EXERCISE:
Take every line from the listing below that contains "this".

-- Start PROVIDED ENTRIES --

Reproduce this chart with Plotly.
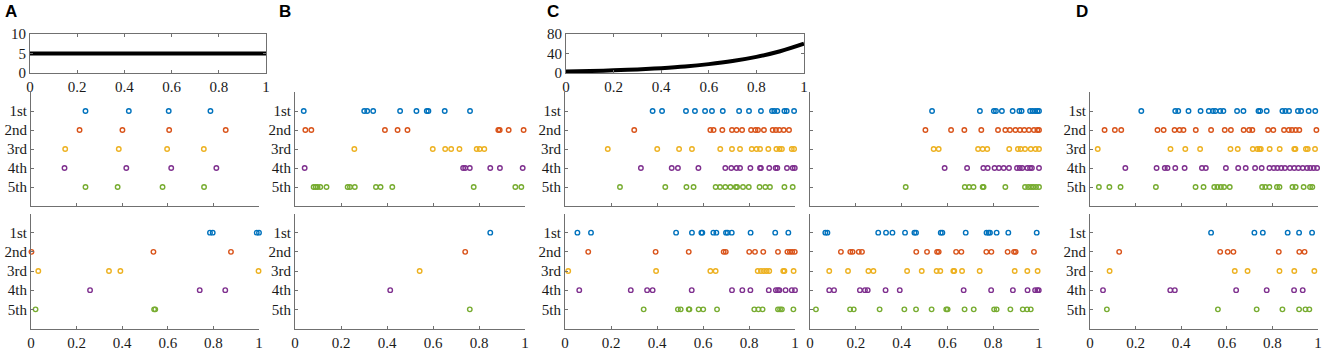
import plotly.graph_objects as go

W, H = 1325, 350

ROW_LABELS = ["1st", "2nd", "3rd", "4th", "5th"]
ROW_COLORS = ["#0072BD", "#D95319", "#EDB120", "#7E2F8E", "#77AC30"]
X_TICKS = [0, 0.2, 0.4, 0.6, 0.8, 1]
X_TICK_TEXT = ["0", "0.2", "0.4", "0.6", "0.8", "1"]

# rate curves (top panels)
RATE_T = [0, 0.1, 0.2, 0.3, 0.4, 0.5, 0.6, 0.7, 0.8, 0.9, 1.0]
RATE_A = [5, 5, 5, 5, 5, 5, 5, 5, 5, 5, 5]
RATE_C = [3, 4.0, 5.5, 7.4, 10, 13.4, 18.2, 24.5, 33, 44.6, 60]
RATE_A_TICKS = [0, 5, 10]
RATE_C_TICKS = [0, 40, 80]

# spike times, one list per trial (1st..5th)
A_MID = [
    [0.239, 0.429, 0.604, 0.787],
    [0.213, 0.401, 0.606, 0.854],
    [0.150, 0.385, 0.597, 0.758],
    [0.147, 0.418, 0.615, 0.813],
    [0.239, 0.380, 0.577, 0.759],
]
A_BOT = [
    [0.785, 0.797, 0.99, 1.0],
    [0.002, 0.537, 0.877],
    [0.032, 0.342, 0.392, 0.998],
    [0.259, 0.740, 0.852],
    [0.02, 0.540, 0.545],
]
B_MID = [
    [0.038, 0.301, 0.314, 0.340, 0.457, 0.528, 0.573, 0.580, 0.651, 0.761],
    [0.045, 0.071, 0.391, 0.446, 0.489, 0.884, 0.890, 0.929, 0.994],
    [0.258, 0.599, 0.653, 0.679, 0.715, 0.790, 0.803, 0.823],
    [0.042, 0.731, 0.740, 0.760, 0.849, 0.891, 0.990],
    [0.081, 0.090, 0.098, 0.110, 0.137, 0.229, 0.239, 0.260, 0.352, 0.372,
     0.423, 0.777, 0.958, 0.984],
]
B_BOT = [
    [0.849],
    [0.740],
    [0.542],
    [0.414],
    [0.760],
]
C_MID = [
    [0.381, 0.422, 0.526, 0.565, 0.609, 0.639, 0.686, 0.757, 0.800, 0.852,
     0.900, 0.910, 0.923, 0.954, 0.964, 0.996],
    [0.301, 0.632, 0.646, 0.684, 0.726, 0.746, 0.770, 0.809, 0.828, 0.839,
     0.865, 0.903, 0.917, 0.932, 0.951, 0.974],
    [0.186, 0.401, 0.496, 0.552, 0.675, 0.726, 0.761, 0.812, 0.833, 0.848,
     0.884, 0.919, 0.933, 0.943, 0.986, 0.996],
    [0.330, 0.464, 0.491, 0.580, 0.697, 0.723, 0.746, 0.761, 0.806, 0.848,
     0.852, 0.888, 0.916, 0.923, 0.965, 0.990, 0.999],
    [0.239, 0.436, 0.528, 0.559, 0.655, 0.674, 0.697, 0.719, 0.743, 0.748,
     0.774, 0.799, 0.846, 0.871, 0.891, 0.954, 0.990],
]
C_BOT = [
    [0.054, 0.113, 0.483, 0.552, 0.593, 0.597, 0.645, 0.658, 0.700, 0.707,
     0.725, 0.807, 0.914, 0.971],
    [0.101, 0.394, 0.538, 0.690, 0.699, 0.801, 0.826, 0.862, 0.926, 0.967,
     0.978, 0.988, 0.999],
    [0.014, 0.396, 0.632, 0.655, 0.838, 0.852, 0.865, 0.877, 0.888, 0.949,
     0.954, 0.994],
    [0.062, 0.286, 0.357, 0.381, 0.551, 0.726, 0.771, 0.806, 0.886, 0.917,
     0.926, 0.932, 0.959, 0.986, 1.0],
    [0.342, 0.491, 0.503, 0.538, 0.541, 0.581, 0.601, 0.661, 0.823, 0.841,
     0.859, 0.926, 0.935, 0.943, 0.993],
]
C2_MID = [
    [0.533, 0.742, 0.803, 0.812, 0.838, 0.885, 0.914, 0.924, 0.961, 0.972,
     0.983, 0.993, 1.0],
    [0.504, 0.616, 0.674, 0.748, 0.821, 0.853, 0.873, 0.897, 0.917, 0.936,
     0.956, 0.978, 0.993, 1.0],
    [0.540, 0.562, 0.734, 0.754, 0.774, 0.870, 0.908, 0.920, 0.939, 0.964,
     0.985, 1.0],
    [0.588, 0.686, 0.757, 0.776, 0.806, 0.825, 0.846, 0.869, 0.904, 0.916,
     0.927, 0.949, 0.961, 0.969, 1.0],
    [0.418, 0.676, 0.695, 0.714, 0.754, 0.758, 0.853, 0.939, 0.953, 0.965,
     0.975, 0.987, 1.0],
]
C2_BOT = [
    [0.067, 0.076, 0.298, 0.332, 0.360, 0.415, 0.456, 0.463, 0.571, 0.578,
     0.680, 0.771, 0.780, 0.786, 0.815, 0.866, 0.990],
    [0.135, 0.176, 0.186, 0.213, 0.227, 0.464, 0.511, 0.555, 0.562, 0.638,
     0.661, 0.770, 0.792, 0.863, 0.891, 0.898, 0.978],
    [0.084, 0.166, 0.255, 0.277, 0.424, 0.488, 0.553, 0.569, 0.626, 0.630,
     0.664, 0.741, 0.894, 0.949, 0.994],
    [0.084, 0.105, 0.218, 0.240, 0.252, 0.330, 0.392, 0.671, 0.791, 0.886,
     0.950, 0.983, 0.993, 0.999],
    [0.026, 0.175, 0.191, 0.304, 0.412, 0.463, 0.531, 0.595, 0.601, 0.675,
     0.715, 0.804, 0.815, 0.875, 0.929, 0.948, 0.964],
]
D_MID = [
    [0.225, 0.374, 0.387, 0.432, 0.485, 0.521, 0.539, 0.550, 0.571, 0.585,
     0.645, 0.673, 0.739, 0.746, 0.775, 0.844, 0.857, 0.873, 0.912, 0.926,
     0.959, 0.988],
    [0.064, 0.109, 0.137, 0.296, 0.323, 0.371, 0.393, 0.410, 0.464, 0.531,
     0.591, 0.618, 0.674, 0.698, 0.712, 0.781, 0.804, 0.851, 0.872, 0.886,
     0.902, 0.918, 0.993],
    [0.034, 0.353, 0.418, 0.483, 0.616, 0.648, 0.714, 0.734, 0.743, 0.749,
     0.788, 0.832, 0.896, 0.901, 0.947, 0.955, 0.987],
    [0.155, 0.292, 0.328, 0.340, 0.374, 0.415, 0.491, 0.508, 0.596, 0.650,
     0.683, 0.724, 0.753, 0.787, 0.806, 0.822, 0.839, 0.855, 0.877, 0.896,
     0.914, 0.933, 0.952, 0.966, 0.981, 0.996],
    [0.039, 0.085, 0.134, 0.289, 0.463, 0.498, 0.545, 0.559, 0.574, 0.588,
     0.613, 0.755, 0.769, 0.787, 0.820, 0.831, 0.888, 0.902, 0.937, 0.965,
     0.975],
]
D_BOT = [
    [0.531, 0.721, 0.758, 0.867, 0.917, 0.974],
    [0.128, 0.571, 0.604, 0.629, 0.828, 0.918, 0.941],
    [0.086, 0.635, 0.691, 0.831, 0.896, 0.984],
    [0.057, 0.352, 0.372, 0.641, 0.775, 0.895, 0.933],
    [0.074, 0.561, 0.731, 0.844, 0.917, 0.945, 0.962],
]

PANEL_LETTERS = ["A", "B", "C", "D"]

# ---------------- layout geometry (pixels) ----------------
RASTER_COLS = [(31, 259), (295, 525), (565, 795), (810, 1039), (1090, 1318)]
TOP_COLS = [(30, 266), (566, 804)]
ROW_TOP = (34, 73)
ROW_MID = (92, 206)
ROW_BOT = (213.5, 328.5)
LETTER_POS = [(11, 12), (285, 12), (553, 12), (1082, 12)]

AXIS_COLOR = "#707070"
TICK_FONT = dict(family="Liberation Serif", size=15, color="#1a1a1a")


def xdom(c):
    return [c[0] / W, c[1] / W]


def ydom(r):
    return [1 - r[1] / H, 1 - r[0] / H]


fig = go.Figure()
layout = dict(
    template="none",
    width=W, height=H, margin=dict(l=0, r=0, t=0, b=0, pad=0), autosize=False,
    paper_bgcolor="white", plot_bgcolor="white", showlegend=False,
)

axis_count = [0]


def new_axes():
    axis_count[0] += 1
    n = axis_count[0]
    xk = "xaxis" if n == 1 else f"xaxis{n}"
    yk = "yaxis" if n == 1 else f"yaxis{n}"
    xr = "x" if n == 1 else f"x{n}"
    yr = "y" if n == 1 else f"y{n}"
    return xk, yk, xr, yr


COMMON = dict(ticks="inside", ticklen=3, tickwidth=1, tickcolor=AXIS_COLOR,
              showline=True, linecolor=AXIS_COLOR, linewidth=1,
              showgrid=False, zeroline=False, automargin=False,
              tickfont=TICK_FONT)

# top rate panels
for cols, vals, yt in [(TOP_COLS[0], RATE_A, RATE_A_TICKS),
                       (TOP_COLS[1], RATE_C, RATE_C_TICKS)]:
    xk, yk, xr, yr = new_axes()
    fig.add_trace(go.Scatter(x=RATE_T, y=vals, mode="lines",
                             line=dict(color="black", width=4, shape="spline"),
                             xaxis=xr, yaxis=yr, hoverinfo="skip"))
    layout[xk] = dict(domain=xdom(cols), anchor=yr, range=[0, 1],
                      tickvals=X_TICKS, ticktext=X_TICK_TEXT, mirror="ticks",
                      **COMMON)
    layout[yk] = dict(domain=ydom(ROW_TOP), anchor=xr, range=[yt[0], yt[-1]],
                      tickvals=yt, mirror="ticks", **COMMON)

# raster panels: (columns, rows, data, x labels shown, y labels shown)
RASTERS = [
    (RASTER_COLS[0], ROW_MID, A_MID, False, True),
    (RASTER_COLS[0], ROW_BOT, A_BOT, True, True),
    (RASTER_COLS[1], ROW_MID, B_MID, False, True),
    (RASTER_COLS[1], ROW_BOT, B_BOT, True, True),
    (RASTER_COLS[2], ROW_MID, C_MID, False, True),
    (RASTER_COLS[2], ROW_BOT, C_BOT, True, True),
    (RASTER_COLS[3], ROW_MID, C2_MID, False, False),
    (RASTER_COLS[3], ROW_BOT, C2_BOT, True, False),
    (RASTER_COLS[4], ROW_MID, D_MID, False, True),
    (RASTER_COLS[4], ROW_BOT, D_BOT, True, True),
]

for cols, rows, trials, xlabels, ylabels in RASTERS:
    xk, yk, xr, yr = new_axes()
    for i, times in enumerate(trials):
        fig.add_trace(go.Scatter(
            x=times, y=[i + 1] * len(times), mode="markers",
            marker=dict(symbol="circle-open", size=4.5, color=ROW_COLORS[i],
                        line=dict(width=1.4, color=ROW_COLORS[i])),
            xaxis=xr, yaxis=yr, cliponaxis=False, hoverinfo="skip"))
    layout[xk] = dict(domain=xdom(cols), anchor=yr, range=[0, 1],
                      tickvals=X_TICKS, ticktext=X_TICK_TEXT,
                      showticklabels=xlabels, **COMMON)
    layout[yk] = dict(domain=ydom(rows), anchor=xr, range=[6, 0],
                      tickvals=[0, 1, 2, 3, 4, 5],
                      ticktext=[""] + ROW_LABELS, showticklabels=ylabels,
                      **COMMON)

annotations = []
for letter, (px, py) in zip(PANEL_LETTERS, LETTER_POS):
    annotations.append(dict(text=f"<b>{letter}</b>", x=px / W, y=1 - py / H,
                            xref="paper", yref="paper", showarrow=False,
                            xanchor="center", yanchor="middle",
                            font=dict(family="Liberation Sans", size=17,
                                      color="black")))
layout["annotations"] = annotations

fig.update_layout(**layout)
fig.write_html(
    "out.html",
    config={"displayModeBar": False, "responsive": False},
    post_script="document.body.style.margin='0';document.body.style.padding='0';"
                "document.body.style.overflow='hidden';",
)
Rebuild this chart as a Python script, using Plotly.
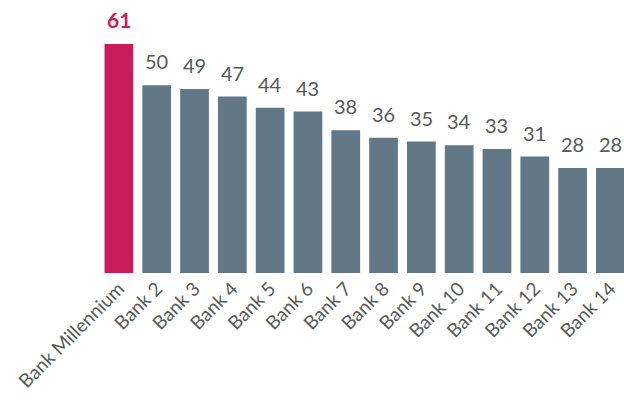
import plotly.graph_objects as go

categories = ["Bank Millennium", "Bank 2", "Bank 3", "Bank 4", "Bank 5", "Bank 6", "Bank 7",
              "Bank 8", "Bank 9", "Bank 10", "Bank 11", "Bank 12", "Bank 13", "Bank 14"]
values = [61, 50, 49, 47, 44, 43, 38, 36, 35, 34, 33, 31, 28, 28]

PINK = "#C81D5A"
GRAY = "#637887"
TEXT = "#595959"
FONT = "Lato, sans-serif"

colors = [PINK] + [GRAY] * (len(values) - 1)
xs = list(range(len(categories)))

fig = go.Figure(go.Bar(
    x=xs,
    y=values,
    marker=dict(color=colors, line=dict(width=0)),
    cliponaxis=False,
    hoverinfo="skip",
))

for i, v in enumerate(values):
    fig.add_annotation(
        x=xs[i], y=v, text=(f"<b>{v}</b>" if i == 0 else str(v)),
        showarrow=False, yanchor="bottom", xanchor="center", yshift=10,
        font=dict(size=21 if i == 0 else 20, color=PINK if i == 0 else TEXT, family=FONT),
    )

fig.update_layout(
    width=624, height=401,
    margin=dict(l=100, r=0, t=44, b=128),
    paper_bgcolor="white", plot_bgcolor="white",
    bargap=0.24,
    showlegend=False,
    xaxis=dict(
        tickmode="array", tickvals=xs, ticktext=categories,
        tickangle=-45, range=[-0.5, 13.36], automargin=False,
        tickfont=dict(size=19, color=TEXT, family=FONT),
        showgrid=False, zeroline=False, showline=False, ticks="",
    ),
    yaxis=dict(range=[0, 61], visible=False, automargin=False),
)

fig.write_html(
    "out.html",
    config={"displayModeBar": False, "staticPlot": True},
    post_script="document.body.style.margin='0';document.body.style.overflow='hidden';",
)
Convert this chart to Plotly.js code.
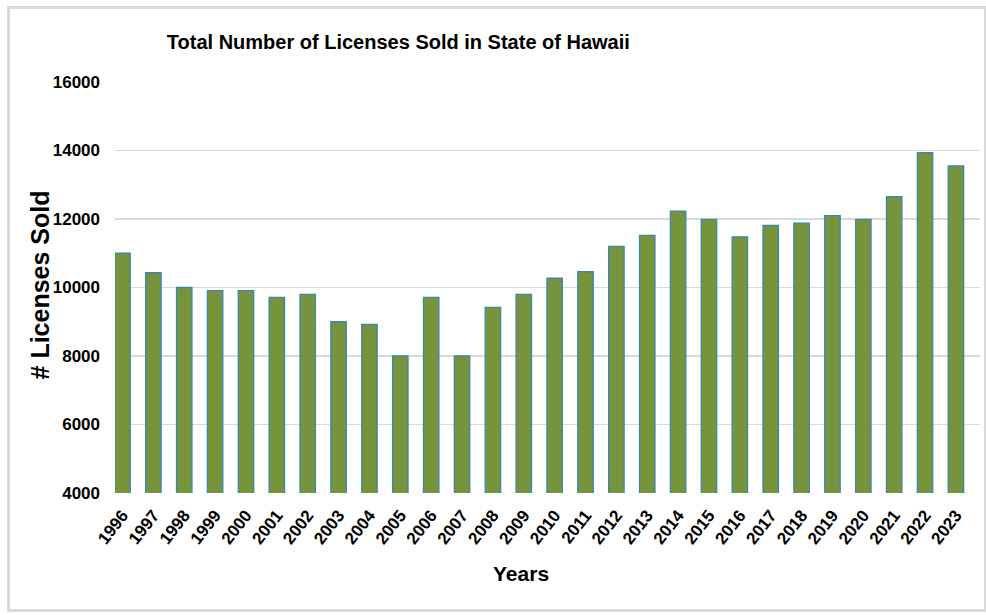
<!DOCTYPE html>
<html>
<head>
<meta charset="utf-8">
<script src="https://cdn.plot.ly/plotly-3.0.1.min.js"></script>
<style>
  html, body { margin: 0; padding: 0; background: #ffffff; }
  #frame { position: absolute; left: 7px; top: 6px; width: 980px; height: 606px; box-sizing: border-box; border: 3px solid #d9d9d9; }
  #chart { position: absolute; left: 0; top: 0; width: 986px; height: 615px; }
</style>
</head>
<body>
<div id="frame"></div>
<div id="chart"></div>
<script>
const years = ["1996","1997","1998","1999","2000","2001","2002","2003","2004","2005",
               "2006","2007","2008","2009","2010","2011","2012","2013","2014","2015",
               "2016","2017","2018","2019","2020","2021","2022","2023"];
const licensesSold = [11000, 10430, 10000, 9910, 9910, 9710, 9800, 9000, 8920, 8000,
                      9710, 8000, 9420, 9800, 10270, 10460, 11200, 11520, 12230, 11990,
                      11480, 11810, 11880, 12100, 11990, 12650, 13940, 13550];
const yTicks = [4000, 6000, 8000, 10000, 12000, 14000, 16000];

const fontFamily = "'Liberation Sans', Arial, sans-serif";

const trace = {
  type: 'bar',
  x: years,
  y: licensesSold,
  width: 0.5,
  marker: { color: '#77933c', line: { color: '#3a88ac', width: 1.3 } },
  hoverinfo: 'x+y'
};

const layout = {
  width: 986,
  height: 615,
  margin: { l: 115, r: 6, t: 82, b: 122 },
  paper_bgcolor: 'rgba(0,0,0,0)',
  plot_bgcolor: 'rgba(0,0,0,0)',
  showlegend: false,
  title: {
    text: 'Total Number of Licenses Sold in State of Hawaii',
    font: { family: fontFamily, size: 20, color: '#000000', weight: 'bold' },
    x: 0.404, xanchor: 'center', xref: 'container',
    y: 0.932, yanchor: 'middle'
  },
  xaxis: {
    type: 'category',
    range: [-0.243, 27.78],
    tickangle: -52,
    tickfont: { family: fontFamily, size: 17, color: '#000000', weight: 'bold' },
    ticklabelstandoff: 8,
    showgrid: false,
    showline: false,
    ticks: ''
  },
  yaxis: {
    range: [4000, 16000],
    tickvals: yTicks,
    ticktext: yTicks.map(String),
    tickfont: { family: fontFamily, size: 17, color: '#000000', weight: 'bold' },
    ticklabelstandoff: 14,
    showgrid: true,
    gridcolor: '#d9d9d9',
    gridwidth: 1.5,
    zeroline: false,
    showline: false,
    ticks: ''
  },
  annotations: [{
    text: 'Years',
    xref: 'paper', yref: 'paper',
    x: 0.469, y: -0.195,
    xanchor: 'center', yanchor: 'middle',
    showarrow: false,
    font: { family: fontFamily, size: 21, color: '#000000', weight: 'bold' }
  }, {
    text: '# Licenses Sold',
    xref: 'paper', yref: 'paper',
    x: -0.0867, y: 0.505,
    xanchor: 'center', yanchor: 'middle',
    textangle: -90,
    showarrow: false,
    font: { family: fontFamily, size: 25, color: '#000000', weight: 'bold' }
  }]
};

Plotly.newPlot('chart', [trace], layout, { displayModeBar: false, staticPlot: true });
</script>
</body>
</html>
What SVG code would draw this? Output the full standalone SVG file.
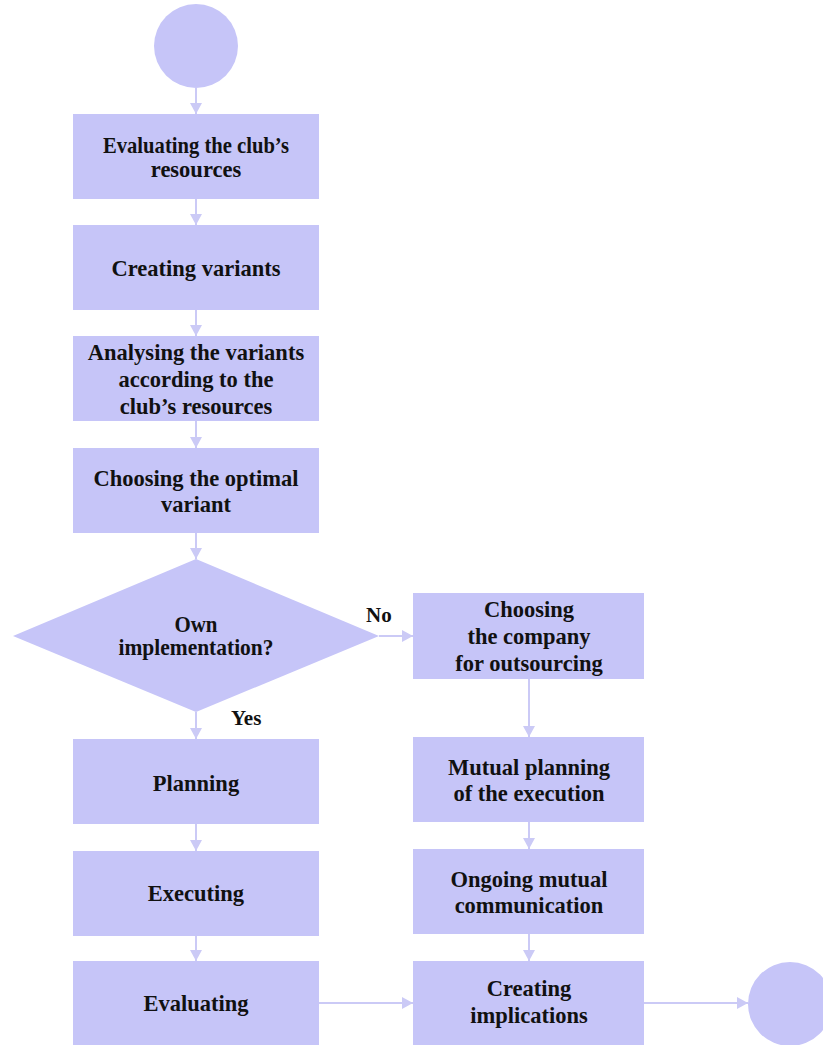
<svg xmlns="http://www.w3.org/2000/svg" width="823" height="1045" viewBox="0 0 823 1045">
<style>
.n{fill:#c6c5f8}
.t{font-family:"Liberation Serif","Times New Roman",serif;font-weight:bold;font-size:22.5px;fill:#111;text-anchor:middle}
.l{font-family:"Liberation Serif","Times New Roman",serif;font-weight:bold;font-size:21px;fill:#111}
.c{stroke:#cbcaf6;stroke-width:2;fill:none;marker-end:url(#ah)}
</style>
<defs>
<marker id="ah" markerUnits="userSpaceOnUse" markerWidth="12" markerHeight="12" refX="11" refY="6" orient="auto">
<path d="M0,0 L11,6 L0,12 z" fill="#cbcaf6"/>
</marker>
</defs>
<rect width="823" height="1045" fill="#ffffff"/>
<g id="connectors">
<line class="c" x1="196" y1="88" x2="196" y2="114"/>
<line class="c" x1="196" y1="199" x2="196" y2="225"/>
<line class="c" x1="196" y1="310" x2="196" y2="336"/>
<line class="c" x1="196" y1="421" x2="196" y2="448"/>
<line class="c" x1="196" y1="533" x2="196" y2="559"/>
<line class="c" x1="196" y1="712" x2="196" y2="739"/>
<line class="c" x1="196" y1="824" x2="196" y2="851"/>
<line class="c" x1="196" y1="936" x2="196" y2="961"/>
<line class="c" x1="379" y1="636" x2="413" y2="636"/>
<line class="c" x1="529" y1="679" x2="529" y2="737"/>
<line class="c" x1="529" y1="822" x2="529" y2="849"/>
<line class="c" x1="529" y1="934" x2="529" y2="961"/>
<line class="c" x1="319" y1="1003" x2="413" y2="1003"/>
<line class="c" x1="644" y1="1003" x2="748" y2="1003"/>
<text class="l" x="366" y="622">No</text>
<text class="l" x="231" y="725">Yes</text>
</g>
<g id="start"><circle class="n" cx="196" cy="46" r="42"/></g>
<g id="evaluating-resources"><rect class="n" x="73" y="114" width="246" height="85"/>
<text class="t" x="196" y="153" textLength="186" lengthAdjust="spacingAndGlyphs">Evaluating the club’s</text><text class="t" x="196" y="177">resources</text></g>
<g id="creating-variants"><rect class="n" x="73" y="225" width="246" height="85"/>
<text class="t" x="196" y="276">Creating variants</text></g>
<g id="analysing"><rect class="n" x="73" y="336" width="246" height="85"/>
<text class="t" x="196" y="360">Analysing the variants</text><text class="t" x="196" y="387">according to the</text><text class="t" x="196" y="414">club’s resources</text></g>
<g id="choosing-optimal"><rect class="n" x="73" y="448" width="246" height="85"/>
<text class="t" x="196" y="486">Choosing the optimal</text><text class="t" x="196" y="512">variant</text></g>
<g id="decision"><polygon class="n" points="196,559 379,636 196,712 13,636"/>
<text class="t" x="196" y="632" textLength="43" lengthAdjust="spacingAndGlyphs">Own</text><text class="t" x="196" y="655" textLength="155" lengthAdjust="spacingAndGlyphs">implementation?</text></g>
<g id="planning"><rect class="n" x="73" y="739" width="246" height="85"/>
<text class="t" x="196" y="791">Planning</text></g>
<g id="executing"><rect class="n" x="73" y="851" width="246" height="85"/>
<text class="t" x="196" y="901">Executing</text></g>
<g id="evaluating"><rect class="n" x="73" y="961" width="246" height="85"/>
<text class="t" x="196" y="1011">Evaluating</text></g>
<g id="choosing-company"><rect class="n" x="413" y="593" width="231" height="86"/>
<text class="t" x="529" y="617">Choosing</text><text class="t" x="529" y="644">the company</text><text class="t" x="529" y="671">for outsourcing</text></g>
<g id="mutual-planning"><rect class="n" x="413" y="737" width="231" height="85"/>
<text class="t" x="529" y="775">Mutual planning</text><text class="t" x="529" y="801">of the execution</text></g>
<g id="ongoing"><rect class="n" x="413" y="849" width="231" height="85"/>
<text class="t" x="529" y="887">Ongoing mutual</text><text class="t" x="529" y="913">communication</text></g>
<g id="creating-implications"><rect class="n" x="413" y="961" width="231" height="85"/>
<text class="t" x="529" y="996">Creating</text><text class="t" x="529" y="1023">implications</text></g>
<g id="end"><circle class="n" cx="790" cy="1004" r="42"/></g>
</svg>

-- End PROVIDED ENTRIES --

CORRECT ANSWER:
Reproduce this chart with Plotly.
Rebuild this chart as a Python script, using Plotly.
Convert this chart to Plotly.js code.
What SVG code would draw this? Output the full standalone SVG file.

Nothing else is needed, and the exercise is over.